Lack of Coordination
“It was common for a few teams working on the same project to realize they were unlikely to make the date, but no one spoke up, under the belief that another team was even farther behind”(Castaldo, 2012). This statement mentions that there was no active and consistent coordination between teams working even on the same project. They were on their own and they did not feel the necessity to obtain information and see their progress on the project. Additionally, there was no strong check from the senior management whether the teams assigned to work and complete the same project were working in the suggested direction or the teams were facing issues related to the same project. There was a complete absence of vertical and horizontal coordination in the organization. In the absence of coordination, there would be no way to entertain department and organizational objectives.
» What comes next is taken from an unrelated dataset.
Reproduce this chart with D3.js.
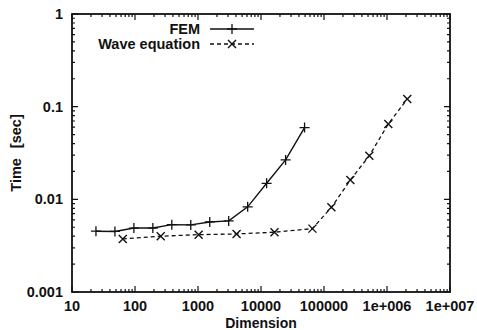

Unclear Accountability Mechanism
Accountability can also be defined as the systematic inclusion of critical elements of program planning, implementation, and evaluation with an aim of achieving desired results (Wandersman et al., 2000, p. 389). At RIM, nobody was accountable when a proposal or project failed to meet the expected level of performance. In the absence of an accountability mechanism, it would be very difficult to learn from mistakes and derive certain result-oriented lessons from such steps. When the accountability mechanism is not present and nobody is ready and willing to take and accept responsibility, strategic loss and strategic decline are unavoidable and it is what is happening with RIM.
High Centralization
Centralization can be defined as “the degree to which decision-making is concentrated at a single point in the organization” (Robbins, 1990, p. 104). More clearly, the higher the degree of concentration in the decision-making process, the higher the degree of centralization (Marinaccio, 2007, p. 29). Centralization may be effective for small and medium-sized enterprises (SMEs) but may not productive for companies like RIM. In small companies, owners know and monitor almost all activities and consequently, they prefer to centralize decisions in order to entertain business objectives. However, it is totally opposite to larger companies as they do not have a limited number of employees and they do not have a few activities to be monitored by owners. The larger organizations have a considerable number of employees and activities and it would be committing a blunder by not introducing the concept and application of decentralization.
The central leadership of RIM has concentrated powers but has not introduced and applied the concept of decentralization. As a result, many decisions were taken by the central leadership and that centralized decision-making did not allow the organization to meet the expansionary needs and appropriately compete with the competitors.
Ambiguous Marketing Strategy
Marketing strategy is that sort of sustained pattern of resource allocation decisions that are related to certain propositions and customers; within this concept marketing strategy can be defined as having two essential parts including having an unequivocal definition of the “target market” and having a statement of ‘product’ aimed to achieve the target (Smith, 2003, p. 288).
“Determining the intended audience for the tablet was an issue” (Castaldo, 2012). This statement clearly authenticates that RIM management miserably failed to select and appropriately work on a particular target audience. Strategically speaking, a company like RIM having a marketing strategy issue indicates that the management did not consider these issues seriously and they did not assign this particular strategic task to any responsible employee or a team of a dedicated workforce. This ambiguous marketing strategy at the strategic level negatively affected the advertising campaign for the tablet. As a result, the required level of sale was not achieved and the organization faced the severe consequences of loss, and issues of reshuffle became an immediate necessity for the organization in order to survive the effects of such mistakes.